Ask for your money back.
 
  • #38
cj said:
It is disconcerting to have moderators not read the entire post(s). Also, simply posting links to sources isn't exactly a value-added service (especially since we clearly said we visited all the usual suspect sites).
Mea culpa. I should have stayed out. rcgldr's post was good and posted at the same time as mine (I didn't see it until after I posted). It didn't seem to me that you guys got that precession was the phenomena you were viewing, but for whatever reason I didn't say that -- I might have been short on time.

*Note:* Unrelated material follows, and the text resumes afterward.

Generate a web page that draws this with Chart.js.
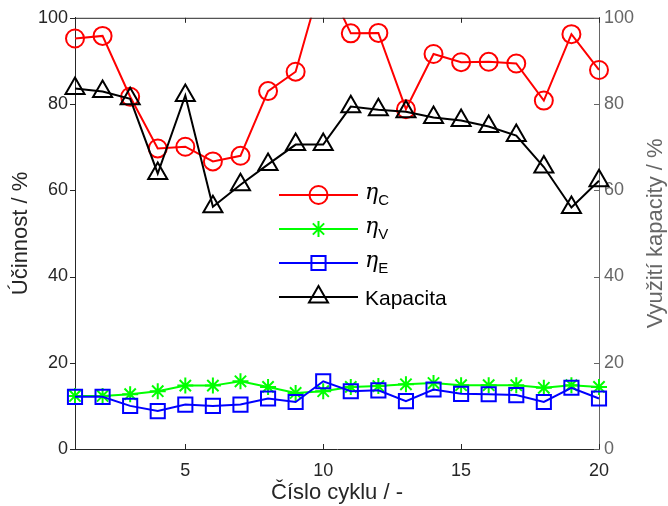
<!DOCTYPE html>
<html>
<head>
<meta charset="utf-8">
<script src="https://cdn.jsdelivr.net/npm/chart.js@4/dist/chart.umd.min.js"></script>
<style>
  html, body { margin:0; padding:0; background:#fff; }
  #wrap { width:668px; height:506px; }
</style>
</head>
<body>
<div id="wrap"><canvas id="c" width="668" height="506"></canvas></div>
<script>
const cycles = [1,2,3,4,5,6,7,8,9,10,11,12,13,14,15,16,17,18,19,20];
const etaC = [95.2,95.8,81.7,69.7,70.1,66.7,68.0,83.0,87.5,110,96.4,96.5,78.8,91.6,89.7,89.8,89.4,80.8,96.2,87.9];
const etaV = [12.3,12.3,12.7,13.4,14.7,14.7,15.7,14.4,13.0,13.4,14.4,14.6,15.0,15.3,14.8,14.8,14.8,14.2,14.8,14.4];
const etaE = [12.1,12.1,10.0,8.8,10.3,10.0,10.3,11.7,10.9,15.7,13.4,13.6,11.1,13.8,12.8,12.7,12.5,10.9,14.2,11.7];
const kapacita = [83.6,82.9,81.2,63.9,82.0,56.2,61.3,66.0,70.6,70.6,79.4,78.7,78.2,76.9,76.2,74.8,72.7,65.4,56.0,62.2];
const xTicks = [5,10,15,20];
const legendNames = [['η','C'],['η','V'],['η','E'],['Kapacita','']];

const RIGHT_GRAY = '#666666';
const FONT = '"Liberation Sans", Arial, sans-serif';

function toXY(vals){ return cycles.map((c,i)=>({x:c, y:vals[i]})); }

const clipBox = {left:15, right:15, top:0, bottom:15};

const datasets = [
  { label:'etaC', data:toXY(etaC), yAxisID:'y', borderColor:'#ff0000', pointBorderColor:'#ff0000',
    pointStyle:'circle', pointRadius:9, pointBorderWidth:2, order:3 },
  { label:'etaV', data:toXY(etaV), yAxisID:'y', borderColor:'#00ff00', pointBorderColor:'#00ff00',
    pointStyle:'star', pointRadius:8, pointBorderWidth:2, order:2 },
  { label:'etaE', data:toXY(etaE), yAxisID:'y', borderColor:'#0000ff', pointBorderColor:'#0000ff',
    pointStyle:'rect', pointRadius:10, pointBorderWidth:2, order:1 },
  { label:'Kapacita', data:toXY(kapacita), yAxisID:'y2', borderColor:'#000000', pointBorderColor:'#000000',
    pointStyle:'triangle', pointRadius:11, pointBorderWidth:2, order:0 }
].map(d => Object.assign({
  borderWidth:2, backgroundColor:'transparent', pointBackgroundColor:'transparent',
  tension:0, clip:clipBox, pointHoverRadius:d.pointRadius
}, d));

function marker(ctx, style, x, y, r){
  ctx.beginPath();
  if(style==='circle'){ ctx.arc(x,y,r,0,Math.PI*2); }
  else if(style==='rect'){ const s=r*Math.SQRT1_2; ctx.rect(x-s,y-s,2*s,2*s); }
  else if(style==='triangle'){
    for(let k=0;k<3;k++){
      const a = k*2*Math.PI/3;
      const px = x + Math.sin(a)*r, py = y - Math.cos(a)*r;
      if(k===0) ctx.moveTo(px,py); else ctx.lineTo(px,py);
    }
    ctx.closePath();
  } else if(style==='star'){
    for(let k=0;k<4;k++){
      const a = k*Math.PI/4;
      ctx.moveTo(x+Math.cos(a)*r, y+Math.sin(a)*r);
      ctx.lineTo(x-Math.cos(a)*r, y-Math.sin(a)*r);
    }
  }
  ctx.stroke();
}

// frame, inward ticks, axis titles and the legend inside the plot
const decor = {
  id:'decor',
  afterDraw(chart){
    const ctx = chart.ctx, a = chart.chartArea;
    const xs = chart.scales.x, yl = chart.scales.y, yr = chart.scales.y2;
    ctx.save();
    ctx.lineWidth = 1;
    // top frame
    ctx.strokeStyle = '#262626';
    ctx.beginPath(); ctx.moveTo(a.left, a.top+0.5); ctx.lineTo(a.right, a.top+0.5); ctx.stroke();
    // x ticks, inward at bottom and top
    ctx.beginPath();
    for(const v of xTicks){
      const px = Math.round(xs.getPixelForValue(v))+0.5;
      ctx.moveTo(px, a.bottom); ctx.lineTo(px, a.bottom-5);
      ctx.moveTo(px, a.top); ctx.lineTo(px, a.top+5);
    }
    // left ticks (outside)
    for(const t of yl.ticks){
      const py = Math.round(yl.getPixelForValue(t.value))+0.5;
      ctx.moveTo(a.left-5, py); ctx.lineTo(a.left, py);
    }
    ctx.stroke();
    // right ticks, inward
    ctx.strokeStyle = RIGHT_GRAY;
    ctx.beginPath();
    for(const t of yr.ticks){
      const py = Math.round(yr.getPixelForValue(t.value))+0.5;
      ctx.moveTo(a.right, py); ctx.lineTo(a.right-5, py);
    }
    ctx.stroke();

    // axis titles
    ctx.font = '22px ' + FONT;
    ctx.textAlign = 'center'; ctx.textBaseline = 'middle';
    ctx.fillStyle = '#262626';
    ctx.fillText('Číslo cyklu / -', (a.left+a.right)/2, 493);
    ctx.save(); ctx.translate(21, (a.top+a.bottom)/2); ctx.rotate(-Math.PI/2);
    ctx.fillText('Účinnost / %', 0, 0); ctx.restore();
    ctx.fillStyle = RIGHT_GRAY;
    ctx.save(); ctx.translate(656, (a.top+a.bottom)/2); ctx.rotate(-Math.PI/2);
    ctx.fillText('Využití kapacity / %', 0, 0); ctx.restore();

    // legend
    const lx0 = 279, lx1 = 358, tx = 365;
    chart.data.datasets.forEach((d,i)=>{
      const y = 195 + i*34;
      ctx.strokeStyle = d.borderColor; ctx.lineWidth = 2;
      ctx.beginPath(); ctx.moveTo(lx0,y); ctx.lineTo(lx1,y); ctx.stroke();
      marker(ctx, d.pointStyle, (lx0+lx1)/2, y, d.pointRadius);
      const [main, sub] = legendNames[i];
      ctx.fillStyle = '#000'; ctx.textAlign = 'left'; ctx.textBaseline = 'alphabetic';
      if(sub){
        ctx.font = 'italic 22px "DejaVu Serif", serif';
        ctx.fillText(main, tx, y+4);
        const w = ctx.measureText(main).width;
        ctx.font = '15px ' + FONT;
        ctx.fillText(sub, tx+w, y+10);
      } else {
        ctx.font = '21px ' + FONT;
        ctx.fillText(main, tx, y+8);
      }
    });
    ctx.restore();
  }
};

new Chart(document.getElementById('c'), {
  type:'line',
  data:{ datasets },
  options:{
    responsive:false,
    animation:false,
    devicePixelRatio:1,
    layout:{ padding:{ top:16, left:0, right:0, bottom:0 } },
    plugins:{ legend:{ display:false }, tooltip:{ enabled:false } },
    scales:{
      x:{
        type:'linear', min:1, max:20,
        afterBuildTicks(s){ s.ticks = xTicks.map(v=>({value:v})); },
        afterFit(s){ s.height = 57; },
        grid:{ drawOnChartArea:false, drawTicks:false },
        border:{ color:'#262626', width:1 },
        ticks:{ color:'#262626', font:{ family:FONT, size:18 }, padding:11, maxRotation:0 }
      },
      y:{
        position:'left', min:0, max:100,
        afterFit(s){ s.width = 75; },
        grid:{ drawOnChartArea:false, drawTicks:false },
        border:{ color:'#262626', width:1 },
        ticks:{ stepSize:20, color:'#262626', font:{ family:FONT, size:18 }, padding:7 }
      },
      y2:{
        position:'right', min:0, max:100,
        afterFit(s){ s.width = 69; },
        grid:{ drawOnChartArea:false, drawTicks:false },
        border:{ color:RIGHT_GRAY, width:1 },
        ticks:{ stepSize:20, color:RIGHT_GRAY, font:{ family:FONT, size:18 }, padding:5 }
      }
    }
  },
  plugins:[decor]
});
</script>
</body>
</html>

Do moderators actually get paid for this kind of service?
No, we are all voluteers.
Lastly, getting hung up on arcane definitions ("levitate") that are not germane to the real issue is off-putting, as is terse/sarcastic/rude responses. This is true for anyone, and it's especially true for moderators.

Lastly, for the umpteenth time we jokingly used the term "...stumped the internet." If you can't sense this, then either get out and socialize more, and simply ignore it. I mean, really?

Sorry for the rant, but a few of us in my group are very cognizant of polite customer service. I think PF needs a jolt of it.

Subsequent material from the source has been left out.